ザ・チョイスは年間で取り組めるので、読者・審査員に問いかけるような意識で青一色のイラストの作例をゆっくりと重ねていくことが出来ました。仕事では使い難いかなという発想を、イラストレーションとして使用されているイメージが抱きやすくなるところまでコンスタントに制作・応募し続けられるというのも、ほかのコンペにない特徴です。
Q3
ザ・チョイスに入選して変わったことはありますか?
自分の絵に適切なサイズ感を発見出来たことがとても重要でした。
僕の絵は、刷毛やペイントローラーなど画材自体の幅が広いものとポールペンや面相筆などの筆跡が細いものを併用しています。応募規定にある最大サイズ(B2)で描くことで、大胆に塗るところと時間をかけて描きこむところのコントラストを強めることが出来るようになりました。
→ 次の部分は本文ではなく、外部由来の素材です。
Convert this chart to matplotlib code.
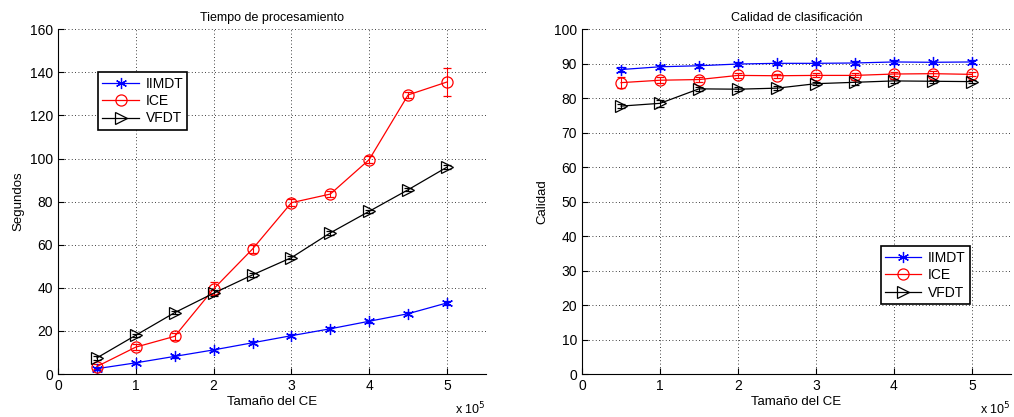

描けるモチーフや設定も格段に増えて、絶えず描きたいシーンのラフが溜まっている状態です。ザ・チョイスがきっかけで小説・エッセイ等の装画依頼が増えたので、四六判の書籍の場合もB2の原画を用意して印象をキープ出来るようにしています。
Q4
ザ・チョイスからつながったお仕事、もしくは最近の印象に残っているお仕事を教えてください。
『サッカー監督の決断と采配』(ひぐらしひなつ 著/エクスナレッジ)は、第223回の審査員・漆原悠一さんがブックデザインを担当しています。審査で原画を見てくださっていたのでイメージの共有が十分に出来ており、スポーツ分野のブックデザインにおいて大胆なアイデアを実現させることが出来ました。
『ゴリラ裁判の日』(須藤古都離 著/講談社)の装画依頼は鈴木成一さんからでした。HBファイルコンペでさまざまなパターンの作例を見てくださっていたので、フルスイングで取り組めた仕事です。
『アイデアNo402』(誠文堂新光社)の装画は、ウェブサイトに載せていたザ・チョイスの入選作がきっかけとなったお仕事です。書籍という具体的なモチーフとイメージの人物像を組み合わせる描き方も、ザ・チョイスの作品の延長線上にあります。
Q5
これからザ・チョイスに応募したい人へのアドバイスをお願いします。
ザ・チョイスは3カ月ごとのコンペです。3カ月で5枚の作品を仕上げていくペースであれば、働きながらでも継続することが出来るはずです。じっくり取り組めるのであれば20枚ぐらいはラフを描いて、いったん自分で一次選考をするとよいです。
本番では年齢制限がなく、プロもアマもベテランも新人も横並びで審査されるので、その前に自分が描くべきものを探究する時間が必要です。イラストレーションの仕事も見えないところで日々コンペが行われているようなものなので、比べられる恐怖に怯えるよりも、自分の基準を見極めて取り組むことが大事です。
そうすれば、競争の意識を自分の居場所を探すような感覚に変えられるような気がしています。